Sou velho, sim

Fui menino. E, menino, jovem. (Cuidado. Conclusões demasiado fáceis podem enganar.)
(Escute o que venho lhe dizendo há décadas. Temos de olhar este mundo em que nascemos e hoje vivemos como se não nos fosse natural. Temos de duvidar. De tudo. Dos outros. De mim. Se preciso for, estranhar. Se for preciso, nos deixar arrebatar pelo sonho de sermos arrebatados para um outro mundo em que o arrebatamento seja o mais natural dos fenômenos.)
Sim. Fui menino. E, menino, jovem. Mas nem menino bonito nem jovem "exuberante". (Peraí. Fui exuberante, sim. Duma exuberância tão resplandescente, que quem me olhava ficava ofuscado por alguns instantes e não se dava conta da minha exuberância.)
(Sei lá. Ainda penso às vezes que o esplendor ainda ocorre.)
(Okay, existem muitas, muitas pessoas invisíveis por aí. Mas minha invisibilidade tem, acho, uma razão outra.)
Mas muso?
Meu deus, nem sonhar.
Você acha que um muso, para ser muso, precisaria ser amado?
Se sim, então não.
Não fui. Nunca. Nem pensar.
Bem, sim. Posso ter sido amado.
Mas, se o fui, foi um amor assim meio hesitante. Até contra a vontade de quem me amou.
Se é que amou.
Se é que amou, compensou seu amor muito bem compensado com muita raiva quando as coisas não davam certo.
Se é que amou, compensou seu amor muito bem compensado amando outro só para provar a si e a mim e a sei lá quem mais que seu amor não era tão incondicional quanto eu pensava.
Quem me amou?
Boa pergunta.
Antes eu sabia. Hoje não sei mais.
Me parece que nunca mereci.
Sim. Por minha própria natureza.
Sim, a raiva por mim era muito fácil de justificar.
Uma, duas palavrinhas tortas e pronto.
Eu mesmo pescava na hora.
Acho que até nasci pronto para pescar as razões dos outros.
Me parecia e hoje me parece também tão natural.
                                               
Na verdade, sempre fui um patinho feio. Não só na aparência, mas também no comportamento. Aos 12, 13, 14 anos já estava exausto de ser enxovalhado, desprezado, debochado. Aos 12, 13, 14 já pressentia que meu destino não seria dos mais afáveis.

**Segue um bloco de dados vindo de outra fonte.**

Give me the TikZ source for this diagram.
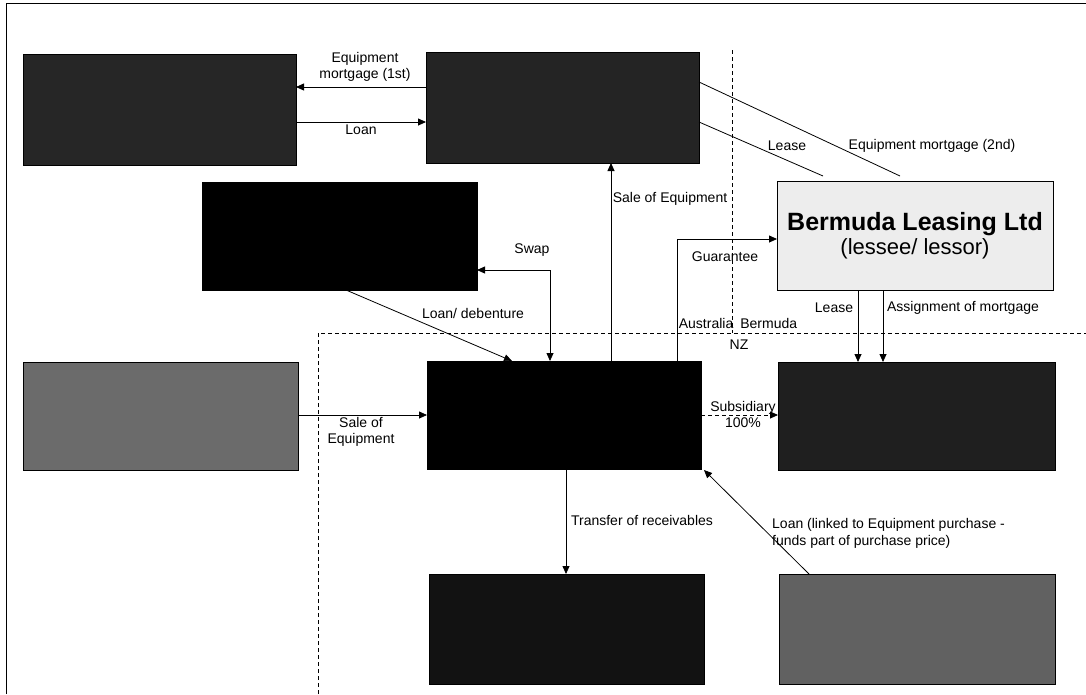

Hoje também procuro quem me aprecie sem a minha juventude. Embora nunca tenha sido jovem. Por um sem número de razões, passei direto da adolescência para a velhice. E tais razões são tantas e tão doloridas, que não me animo a entrar em detalhes.
Hoje sou tão velho, que, assombre-se, há quem me acuse de velho.
Repetindo, envelheci cedo.
Minha decrepitude, que aos meus 30 anos já estava adiantada, recrudesceu quando, aos 31, o mundo me deu algumas mostras do que ele é capaz.
Nessa idade, ingenuamente, acreditava que já vivera tudo que o mundo pudesse aprontar, veja só. Até que um dia, de repente, ele, mundo, em absurdo conluio com outros seres que o habitam, resolveram me mostrar que não era bem assim -- meu sofrimento estava apenas começando.
E, perto de todos meus padecimentos anteriores, seria, ó santa mãe, fichinha.

Então, durante alguns meses, convivi virtualmente com o diabo. Que me foi apresentado por uma das pessoas que o mundo pôs em meu caminho.
E durante meses fui escravo, servo, amante, empregado e capacho do senhor das trevas. Nesse período desci o máximo possível que um ser humano pode descer rumo ao desespero. Só fui salvo porque tinha dois filhos pequenos que não mereciam um pai suicida.
Hoje chamo todo esse episódio de "A dor". Sei que soa pateticamente romântico. Homens não românticos provavelmente não aceitariam o convivío com o diabo tal como aceitei.